The CCP has conducted one of the most exhaustive merger reviews in its history, applying the Substantial Lessening of Competition (SLC) Test to determine whether the transaction would distort market dynamics. Multiple sub-markets were examined, including the cellular mobile operators’ market, long-distance and international (LDI) services, fixed-line, leased lines, and IP bandwidth.
PTCL–Telenor merger decision likely within two weeks: CCP chairman
Between September 2024 and August 2025, CCP held at least five open hearings and several confidential sessions with PTCL, Telenor, and other stakeholders. The Commission sought extensive data, including regulatory separated accounts, interconnection agreements, and business plans, to evaluate possible dominance concerns. Despite repeated delays, incomplete disclosures, and technical complexities, CCP pressed the parties for clarifications until it received the necessary information.

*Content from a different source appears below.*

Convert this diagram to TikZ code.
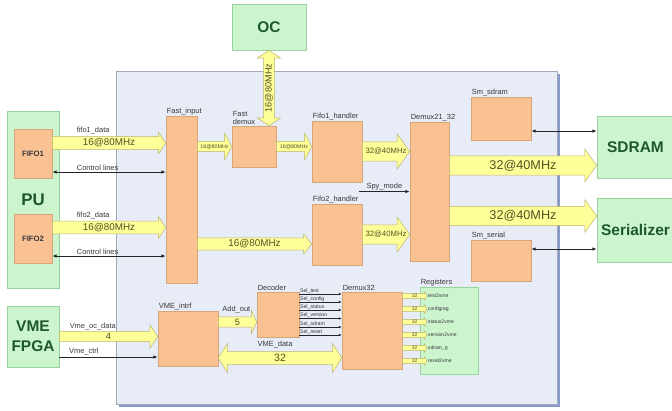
\documentclass[tikz,border=0pt]{standalone}
\usepackage{fontspec}
\setmainfont{Liberation Sans}
\usetikzlibrary{calc, arrows.meta}

\definecolor{panelfill}{RGB}{232,236,247}
\definecolor{panelline}{RGB}{160,168,185}
\definecolor{panelshade}{RGB}{135,155,200}
\definecolor{greenfill}{RGB}{204,245,206}
\definecolor{greenline}{RGB}{150,212,155}
\definecolor{greentext}{RGB}{28,88,42}
\definecolor{orangefill}{RGB}{250,194,146}
\definecolor{orangeline}{RGB}{214,166,122}
\definecolor{yelfill}{RGB}{255,255,153}
\definecolor{yelline}{RGB}{185,180,110}
\definecolor{arrtext}{RGB}{85,80,35}
\definecolor{lbltext}{RGB}{55,55,60}
\definecolor{wire}{RGB}{35,35,40}

\begin{document}
\begin{tikzpicture}[x=0.025cm, y=-0.025cm,
    greenbox/.style={draw=greenline, fill=greenfill, text=greentext, align=center, inner sep=0pt,
                     font=\fontsize{11}{14.5}\selectfont\bfseries},
    orangebox/.style={draw=orangeline, fill=orangefill, inner sep=0pt, text=lbltext,
                      font=\fontsize{5.5}{6}\selectfont\bfseries},
    boxlbl/.style={font=\fontsize{5.3}{6}\selectfont, text=lbltext, inner sep=0.6pt, anchor=south west},
    lbl/.style={font=\fontsize{5.3}{6}\selectfont, text=lbltext, inner sep=0.8pt},
    sellbl/.style={font=\fontsize{3.7}{4}\selectfont, text=lbltext, inner sep=0.4pt, anchor=south west},
    reglbl/.style={font=\fontsize{3.6}{4}\selectfont, text=lbltext, inner sep=0.5pt, anchor=west},
    thinarrow/.style={-{Latex[length=3pt,width=2.4pt]}, line width=0.6pt, draw=wire},
    twoway/.style={{Latex[length=3pt,width=2.4pt]}-{Latex[length=3pt,width=2.4pt]}, line width=0.6pt, draw=wire},
    selline/.style={-{Latex[length=2pt,width=1.6pt]}, line width=0.35pt, draw=wire},
    fat body/.store in=\fatbody, fat head/.store in=\fathead, fat len/.store in=\fatlen,
    fat body=4pt, fat head=7pt, fat len=5pt,
    fattext/.style={inner sep=0pt, text=arrtext},
    fat/.style 2 args={draw=yelline, fill=yelfill, line width=0.35pt,
      to path={
        ($(\tikztotarget)!\fatlen!(\tikztostart)$) coordinate (ft)
        ($(\tikztostart)!\fatbody!90:(\tikztotarget)$)
        -- ($(ft)!\fatbody!90:(\tikztotarget)$)
        -- ($(ft)!\fathead!90:(\tikztotarget)$)
        -- (\tikztotarget)
        -- ($(ft)!\fathead!-90:(\tikztotarget)$)
        -- ($(ft)!\fatbody!-90:(\tikztotarget)$)
        -- ($(\tikztostart)!\fatbody!-90:(\tikztotarget)$)
        -- cycle
        ($(\tikztostart)!.5!(\tikztotarget)$) node[fattext, #1] {#2}}},
    fatboth/.style 2 args={draw=yelline, fill=yelfill, line width=0.35pt,
      to path={
        ($(\tikztotarget)!\fatlen!(\tikztostart)$) coordinate (ft)
        ($(\tikztostart)!\fatlen!(\tikztotarget)$) coordinate (fs)
        (\tikztostart)
        -- ($(fs)!\fathead!90:(\tikztotarget)$)
        -- ($(fs)!\fatbody!90:(\tikztotarget)$)
        -- ($(ft)!\fatbody!90:(\tikztotarget)$)
        -- ($(ft)!\fathead!90:(\tikztotarget)$)
        -- (\tikztotarget)
        -- ($(ft)!\fathead!-90:(\tikztotarget)$)
        -- ($(ft)!\fatbody!-90:(\tikztotarget)$)
        -- ($(fs)!\fatbody!-90:(\tikztotarget)$)
        -- ($(fs)!\fathead!-90:(\tikztotarget)$)
        -- cycle
        ($(\tikztostart)!.5!(\tikztotarget)$) node[fattext, #1] {#2}}},
    bus16/.style={fat body=4.6pt, fat head=7.5pt, fat len=5pt},
    bussmall/.style={fat body=3.6pt, fat head=9.4pt, fat len=5pt},
    bus32/.style={fat body=6.8pt, fat head=12.5pt, fat len=9pt},
    busout/.style={fat body=6.8pt, fat head=11.7pt, fat len=8.5pt},
    busvme/.style={fat body=3.6pt, fat head=8.2pt, fat len=5.5pt},
    busreg/.style={fat body=1.8pt, fat head=3.2pt, fat len=2.1pt}
]
    \useasboundingbox (0,0) rectangle (672,410);

    % FPGA panel with its shadow
    \fill[panelshade] (119,74) rectangle (559.5,406.5);
    \draw[draw=panelline, fill=panelfill, line width=0.5pt] (116,71) rectangle (557,404);

    % outside blocks
    \node[greenbox, minimum width=1.3cm, minimum height=4.425cm, font=\fontsize{12}{14}\selectfont\bfseries] (pu) at (33,199.5) {PU};
    \node[orangebox, minimum width=0.95cm, minimum height=1.225cm] (fifo1) at (33,153.5) {FIFO1};
    \node[orangebox, minimum width=0.95cm, minimum height=1.225cm] (fifo2) at (33,238.5) {FIFO2};
    \node[greenbox, minimum width=1.3cm, minimum height=1.525cm] (vmefpga) at (33,336.5) {VME\\FPGA};
    \node[greenbox, minimum width=1.85cm, minimum height=1.15cm] (oc) at (269,27) {OC};
    \node[greenbox, minimum width=1.925cm, minimum height=1.55cm] (sdram) at (635.5,147) {SDRAM};
    \node[greenbox, minimum width=1.925cm, minimum height=1.6cm] (serializer) at (635.5,230) {Serializer};

    % blocks inside the FPGA
    \node[orangebox, minimum width=0.775cm, minimum height=4.175cm,
          label={[boxlbl]north west:Fast\_input}] (fastin) at (181.5,199.5) {};
    \node[orangebox, minimum width=1.1cm, minimum height=1.025cm,
          label={[boxlbl, align=left]north west:Fast\\demux}] (fastdemux) at (254,146.5) {};
    \node[orangebox, minimum width=1.25cm, minimum height=1.525cm,
          label={[boxlbl]north west:Fifo1\_handler}] (fifo1h) at (337,151.5) {};
    \node[orangebox, minimum width=1.25cm, minimum height=1.525cm,
          label={[boxlbl]north west:Fifo2\_handler}] (fifo2h) at (337,234.5) {};
    \node[orangebox, minimum width=0.975cm, minimum height=3.475cm,
          label={[boxlbl]north west:Demux21\_32}] (demux21) at (429.5,191.5) {};
    \node[orangebox, minimum width=1.5cm, minimum height=1.075cm,
          label={[boxlbl]north west:Sm\_sdram}] (smsdram) at (501,118.5) {};
    \node[orangebox, minimum width=1.5cm, minimum height=1.025cm,
          label={[boxlbl]north west:Sm\_serial}] (smserial) at (501,260.5) {};
    \node[orangebox, minimum width=1.5cm, minimum height=1.375cm,
          label={[boxlbl]north west:VME\_intrf}] (vmeintrf) at (188,338.5) {};
    \node[orangebox, minimum width=1.05cm, minimum height=1.125cm,
          label={[boxlbl]north west:Decoder}] (decoder) at (278,314.5) {};
    \node[orangebox, minimum width=1.5cm, minimum height=1.925cm,
          label={[boxlbl]north west:Demux32}] (demux32) at (372,330.5) {};
    \node[draw=greenline, fill=greenfill, minimum width=1.45cm, minimum height=2.175cm,
          label={[boxlbl]north west:Registers}] (regs) at (449,330.5) {};

    % rows of the connectors
    \coordinate (fifo1data) at (0,143);
    \coordinate (ctrl1)     at (0,172);
    \coordinate (fifo2data) at (0,227.5);
    \coordinate (ctrl2)     at (0,256);
    \coordinate (fast2)     at (0,244);
    \coordinate (out1)      at (0,165.5);
    \coordinate (out2)      at (0,216);
    \coordinate (memrow)    at (0,131);
    \coordinate (serrow)    at (0,249);
    \coordinate (vmectrl)   at (0,357);
    \coordinate (addrow)    at (0,322);
    \coordinate (datarow)   at (0,358);
    \coordinate (spy)       at (359,191.5);

    % -- PU to Fast_input --
    \draw[bus16, fat={font=\fontsize{7}{8}\selectfont}{16@80MHz}] (fifo1.east |- fifo1data) to (fastin.west |- fifo1data);
    \node[lbl, anchor=south] (fifo1lbl) at ($(fifo1.east |- fifo1data)!0.36!(fastin.west |- fifo1data)+(0,-7.5)$) {fifo1\_data};
    \draw[twoway] (fifo1.east |- ctrl1) -- node[lbl, above, pos=0.4] (ctrl1lbl) {Control lines} (fastin.west |- ctrl1);
    \draw[bus16, fat={font=\fontsize{7}{8}\selectfont}{16@80MHz}] (fifo2.east |- fifo2data) to (fastin.west |- fifo2data);
    \node[lbl, anchor=south] (fifo2lbl) at ($(fifo2.east |- fifo2data)!0.36!(fastin.west |- fifo2data)+(0,-7.5)$) {fifo2\_data};
    \draw[twoway] (fifo2.east |- ctrl2) -- node[lbl, above, pos=0.4] (ctrl2lbl) {Control lines} (fastin.west |- ctrl2);

    % -- fast path --
    \draw[bussmall, fat={font=\fontsize{3.8}{4}\selectfont}{16@80MHz}] (fastin.east |- fastdemux.west) to (fastdemux.west);
    \draw[bussmall, fat={font=\fontsize{3.8}{4}\selectfont}{16@80MHz}] (fastdemux.east) to (fifo1h.west |- fastdemux.east);
    \draw[busvme, fat body=3.9pt, fatboth={rotate=90, font=\fontsize{6.5}{7}\selectfont}{16@80MHz}] (oc.south) to (fastdemux.north -| oc.south);
    \draw[bus16, fat head=7.1pt, fat len=5.7pt, fat body=4.3pt, fat={font=\fontsize{7}{8}\selectfont}{16@80MHz}] (fastin.east |- fast2) to (fifo2h.west |- fast2);
    \draw[bus32, fat={font=\fontsize{5.5}{6}\selectfont}{32@40MHz}] (fifo1h.east) to (demux21.west |- fifo1h.east);
    \draw[bus32, fat={font=\fontsize{5.5}{6}\selectfont}{32@40MHz}] (fifo2h.east) to (demux21.west |- fifo2h.east);
    \draw[thinarrow] (spy) -- node[lbl, above] (spylbl) {Spy\_mode} (demux21.west |- spy);

    % -- outputs --
    \draw[busout, fat={font=\fontsize{9}{10}\selectfont}{32@40MHz}] (demux21.east |- out1) to (sdram.west |- out1);
    \draw[busout, fat={font=\fontsize{9}{10}\selectfont}{32@40MHz}] (demux21.east |- out2) to (serializer.west |- out2);
    \draw[twoway] (smsdram.east |- memrow) -- (sdram.west |- memrow);
    \draw[twoway] (smserial.east |- serrow) -- (serializer.west |- serrow);

    % -- VME side --
    \draw[busvme, fat={font=\fontsize{6.5}{7}\selectfont}{4}] (vmefpga.east) to (vmeintrf.west |- vmefpga.east);
    \node[lbl, anchor=south] (vmedatalbl) at ($(vmefpga.east)!0.34!(vmeintrf.west |- vmefpga.east)+(0,-5)$) {Vme\_oc\_data};
    \draw[thinarrow] (vmefpga.east |- vmectrl) -- node[lbl, above, pos=0.25] (vmectrllbl) {Vme\_ctrl} (vmeintrf.west |- vmectrl);
    \draw[busvme, fat len=3.8pt, fat={font=\fontsize{6.5}{7}\selectfont}{5}] (vmeintrf.east |- addrow) to (decoder.west |- addrow);
    \node[lbl, anchor=south] (addlbl) at ($(vmeintrf.east |- addrow)!0.47!(decoder.west |- addrow)+(0,-8)$) {Add\_out};
    \draw[bus16, fat head=10.3pt, fat len=6.4pt, fatboth={font=\fontsize{7.5}{8}\selectfont}{32}] (vmeintrf.east |- datarow) to (demux32.west |- datarow);
    \node[lbl, anchor=south] (vmebuslbl) at ($(vmeintrf.east |- datarow)!0.46!(demux32.west |- datarow)+(0,-9)$) {VME\_data};

    % -- decoder selects --
    \coordinate (s1) at (0,294);
    \coordinate (s2) at (0,302);
    \coordinate (s3) at (0,310);
    \coordinate (s4) at (0,318.5);
    \coordinate (s5) at (0,327);
    \coordinate (s6) at (0,335);
    \draw[selline] (decoder.east |- s1) -- node[sellbl, pos=0] (sl1) {Sel\_test}    (demux32.west |- s1);
    \draw[selline] (decoder.east |- s2) -- node[sellbl, pos=0] (sl2) {Sel\_config}  (demux32.west |- s2);
    \draw[selline] (decoder.east |- s3) -- node[sellbl, pos=0] (sl3) {Sel\_status}  (demux32.west |- s3);
    \draw[selline] (decoder.east |- s4) -- node[sellbl, pos=0] (sl4) {Sel\_version} (demux32.west |- s4);
    \draw[selline] (decoder.east |- s5) -- node[sellbl, pos=0] (sl5) {Sel\_sdram}   (demux32.west |- s5);
    \draw[selline] (decoder.east |- s6) -- node[sellbl, pos=0] (sl6) {Sel\_reset}   (demux32.west |- s6);

    % -- registers --
    \coordinate (t1) at (427,296);
    \coordinate (t2) at (427,309);
    \coordinate (t3) at (427,322);
    \coordinate (t4) at (427,335);
    \coordinate (t5) at (427,348);
    \coordinate (t6) at (427,361);
    \draw[busreg, fat={font=\fontsize{3.6}{4}\selectfont}{32}] (demux32.east |- t1) to (t1);
    \draw[busreg, fat={font=\fontsize{3.6}{4}\selectfont}{32}] (demux32.east |- t2) to (t2);
    \draw[busreg, fat={font=\fontsize{3.6}{4}\selectfont}{32}] (demux32.east |- t3) to (t3);
    \draw[busreg, fat={font=\fontsize{3.6}{4}\selectfont}{32}] (demux32.east |- t4) to (t4);
    \draw[busreg, fat={font=\fontsize{3.6}{4}\selectfont}{32}] (demux32.east |- t5) to (t5);
    \draw[busreg, fat={font=\fontsize{3.6}{4}\selectfont}{32}] (demux32.east |- t6) to (t6);
    \node[reglbl] (rl1) at (t1) {test2vme};
    \node[reglbl] (rl2) at (t2) {configreg};
    \node[reglbl] (rl3) at (t3) {status2vme};
    \node[reglbl] (rl4) at (t4) {version2vme};
    \node[reglbl] (rl5) at (t5) {sdram\_q};
    \node[reglbl] (rl6) at (t6) {reset2vme};
\end{tikzpicture}
\end{document}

Officials familiar with the process confirmed that CCP faced significant external and corporate pressure to expedite approval. However, the Chairman Dr Kabir Sidhu exhibited institutional resilience by insisting on full transparency and refusing to proceed until satisfactory responses were received.
In February 2025, a stakeholder’s counsel even argued that CCP had become “functus officio” on the matter—a position outrightly rejected by the Commission, which maintained that statutory timelines were being observed and that public interest demanded a thorough probe.
The PTCL–Telenor review mirrors global precedents in telecom mergers. For comparison, the Vodafone/Three UK deal worth €17.5 billion took nearly 23 months for clearance, while the Sprint/T-Mobile merger in the U.S. underwent a 22-month review process.
In that context, CCP’s 18-month examination aligns with international best practices, underscoring the complexity of mergers that reshape competitive landscapes.
Officials were of the view that the merger is likely to create a new, highly concentrated mobile operator combining PTCL’s Ufone with Telenor Pakistan, raising risks of market dominance.
However, CCP’s conditional approval framework is expected to mitigate these risks by enforcing safeguards on pricing, interconnection, infrastructure sharing, and fair treatment of competitors. If effectively implemented, the deal could also yield efficiencies, improve service quality, reduce duplication of infrastructure, and generate cost savings.
The PTCL–Telenor case has become a litmus test for CCP’s independence and effectiveness as a regulator. By subjecting a politically and commercially sensitive transaction to rigorous scrutiny, the Commission has demonstrated its role as guardian of consumer welfare and fair markets.